If Robert Crumb were ever to adapt Dashiell Hammett's Sam Spade books, it would have something of the resonance this Tardi/Malet team has for this work. Malet's Nestor Burma, detective de choc, or ace detective, appears in multiple hardboiled volumes and has been adapted to film and television. Tardi, like Crumb, became a major comix creator during the 1970s, though unlike Crumb, he didn't have to go underground to do it. Art Spiegelman's forward to the book describes Tardi as "one of the single most influential comix artists to come out of the French adult comics revolution of the 70's." In spite of this he has gotten scant attention in the U.S., with just a few of his many books getting translated. Though it originally appeared in the mid-80s, this first of five Tardi/Malet books is the only one to have yet appeared in English.

As imagined by Tardi, Nestor Burma has an ovular face with two dots for eyes and a permanent scowl. In profile, his face appears flat, like a blank wall, except for a bump of a nose and a pipe sticking out of a mouth that never opens, even when speaking. Tardi works in the classic French bandes dessinee style (a close match to the work of Japanese comix master Osamu Tezuka, incidentally) with near-photographic reproductions of backgrounds that the flat, "cartoonish" characters inhabit. The "Tintin" mysteries by Herge are the most famous example of this style, which Tardi updates with the more cynical eye of a newer generation. The themes are darker and so are the images.

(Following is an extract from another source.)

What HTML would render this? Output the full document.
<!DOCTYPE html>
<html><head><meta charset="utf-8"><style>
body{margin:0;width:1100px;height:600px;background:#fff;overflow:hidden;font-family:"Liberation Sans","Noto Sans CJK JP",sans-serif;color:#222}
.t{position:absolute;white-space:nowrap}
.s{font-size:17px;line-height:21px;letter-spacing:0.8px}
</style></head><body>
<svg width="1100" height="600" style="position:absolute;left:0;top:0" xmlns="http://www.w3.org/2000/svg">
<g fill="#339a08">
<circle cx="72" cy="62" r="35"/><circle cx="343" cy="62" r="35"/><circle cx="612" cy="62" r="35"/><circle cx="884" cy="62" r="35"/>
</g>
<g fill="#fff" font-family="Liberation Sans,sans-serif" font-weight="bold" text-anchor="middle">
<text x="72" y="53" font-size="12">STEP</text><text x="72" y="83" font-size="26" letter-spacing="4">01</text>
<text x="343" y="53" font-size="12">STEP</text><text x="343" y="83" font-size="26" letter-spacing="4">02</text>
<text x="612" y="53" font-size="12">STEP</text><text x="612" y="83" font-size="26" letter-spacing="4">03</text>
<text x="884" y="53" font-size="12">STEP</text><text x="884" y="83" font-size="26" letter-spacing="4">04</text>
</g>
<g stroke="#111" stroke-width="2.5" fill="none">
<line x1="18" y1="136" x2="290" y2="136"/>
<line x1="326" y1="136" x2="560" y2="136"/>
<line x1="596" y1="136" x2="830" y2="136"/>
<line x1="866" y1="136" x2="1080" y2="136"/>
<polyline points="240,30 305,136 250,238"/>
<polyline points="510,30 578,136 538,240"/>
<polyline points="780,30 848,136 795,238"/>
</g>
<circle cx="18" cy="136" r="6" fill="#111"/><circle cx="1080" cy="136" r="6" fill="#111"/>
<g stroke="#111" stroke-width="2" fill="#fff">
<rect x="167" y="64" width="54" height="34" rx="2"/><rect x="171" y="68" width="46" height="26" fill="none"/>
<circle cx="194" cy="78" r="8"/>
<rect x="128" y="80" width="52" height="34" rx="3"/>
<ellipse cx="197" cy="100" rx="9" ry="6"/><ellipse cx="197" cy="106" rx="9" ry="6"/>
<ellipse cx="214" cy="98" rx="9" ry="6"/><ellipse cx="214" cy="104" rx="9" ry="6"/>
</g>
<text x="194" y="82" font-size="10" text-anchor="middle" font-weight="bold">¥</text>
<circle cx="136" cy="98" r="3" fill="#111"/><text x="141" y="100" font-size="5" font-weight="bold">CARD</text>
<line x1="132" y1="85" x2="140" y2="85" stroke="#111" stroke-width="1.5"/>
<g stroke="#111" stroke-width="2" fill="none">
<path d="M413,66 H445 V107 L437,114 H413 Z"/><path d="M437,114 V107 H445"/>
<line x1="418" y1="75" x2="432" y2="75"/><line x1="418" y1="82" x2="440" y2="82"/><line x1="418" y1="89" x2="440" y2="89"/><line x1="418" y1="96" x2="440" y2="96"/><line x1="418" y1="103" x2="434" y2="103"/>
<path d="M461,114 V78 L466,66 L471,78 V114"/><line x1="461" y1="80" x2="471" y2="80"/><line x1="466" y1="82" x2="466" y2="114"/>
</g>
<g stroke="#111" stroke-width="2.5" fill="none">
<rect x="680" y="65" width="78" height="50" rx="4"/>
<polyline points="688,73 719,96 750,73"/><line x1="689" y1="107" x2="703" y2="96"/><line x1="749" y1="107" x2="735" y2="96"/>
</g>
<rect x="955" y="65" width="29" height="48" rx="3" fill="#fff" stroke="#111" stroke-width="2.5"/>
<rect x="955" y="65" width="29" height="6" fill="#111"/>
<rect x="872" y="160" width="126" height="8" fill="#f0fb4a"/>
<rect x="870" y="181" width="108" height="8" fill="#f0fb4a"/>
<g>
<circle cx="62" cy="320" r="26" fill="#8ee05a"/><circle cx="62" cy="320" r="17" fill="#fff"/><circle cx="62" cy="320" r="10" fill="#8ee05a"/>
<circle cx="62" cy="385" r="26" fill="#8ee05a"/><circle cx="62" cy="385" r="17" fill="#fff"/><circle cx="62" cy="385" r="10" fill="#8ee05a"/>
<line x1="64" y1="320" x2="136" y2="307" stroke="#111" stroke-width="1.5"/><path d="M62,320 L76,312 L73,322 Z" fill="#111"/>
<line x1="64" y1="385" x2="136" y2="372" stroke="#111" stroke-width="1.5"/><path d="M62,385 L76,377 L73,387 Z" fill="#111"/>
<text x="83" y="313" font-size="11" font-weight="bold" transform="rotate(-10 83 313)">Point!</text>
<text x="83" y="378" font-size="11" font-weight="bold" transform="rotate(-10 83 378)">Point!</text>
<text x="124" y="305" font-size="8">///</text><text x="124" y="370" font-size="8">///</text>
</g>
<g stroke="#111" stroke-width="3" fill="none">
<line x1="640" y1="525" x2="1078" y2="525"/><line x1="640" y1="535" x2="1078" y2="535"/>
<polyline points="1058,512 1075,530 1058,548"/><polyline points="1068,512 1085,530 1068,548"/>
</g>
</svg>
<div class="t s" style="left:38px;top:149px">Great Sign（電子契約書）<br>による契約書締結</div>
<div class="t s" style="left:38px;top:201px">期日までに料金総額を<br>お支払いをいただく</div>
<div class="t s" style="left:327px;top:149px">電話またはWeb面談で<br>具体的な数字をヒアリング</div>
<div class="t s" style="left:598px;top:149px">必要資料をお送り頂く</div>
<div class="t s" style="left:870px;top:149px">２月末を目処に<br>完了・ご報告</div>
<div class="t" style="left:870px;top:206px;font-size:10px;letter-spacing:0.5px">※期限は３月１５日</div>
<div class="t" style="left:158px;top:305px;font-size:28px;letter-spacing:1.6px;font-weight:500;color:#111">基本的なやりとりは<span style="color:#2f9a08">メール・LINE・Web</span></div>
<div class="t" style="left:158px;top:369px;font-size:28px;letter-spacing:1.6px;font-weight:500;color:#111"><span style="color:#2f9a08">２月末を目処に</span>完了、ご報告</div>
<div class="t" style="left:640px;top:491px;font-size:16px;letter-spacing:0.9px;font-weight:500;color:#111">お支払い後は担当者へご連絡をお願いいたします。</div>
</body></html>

With "The Bloody Streets of Paris," Jacques Tardi and Leo Malet do for comix what the French New Wave did for film: taking the trappings of American pulp fiction and retooling them with a cool, European update. Why the French take seriously what we throw away — detective pictures and comix among other things — remains anybody's guess. Just be glad that they do. Entertaining, adult pulp comix have become all too scarce.

"The Bloody Streets of Paris" can be found at smart comic shops and bookstores.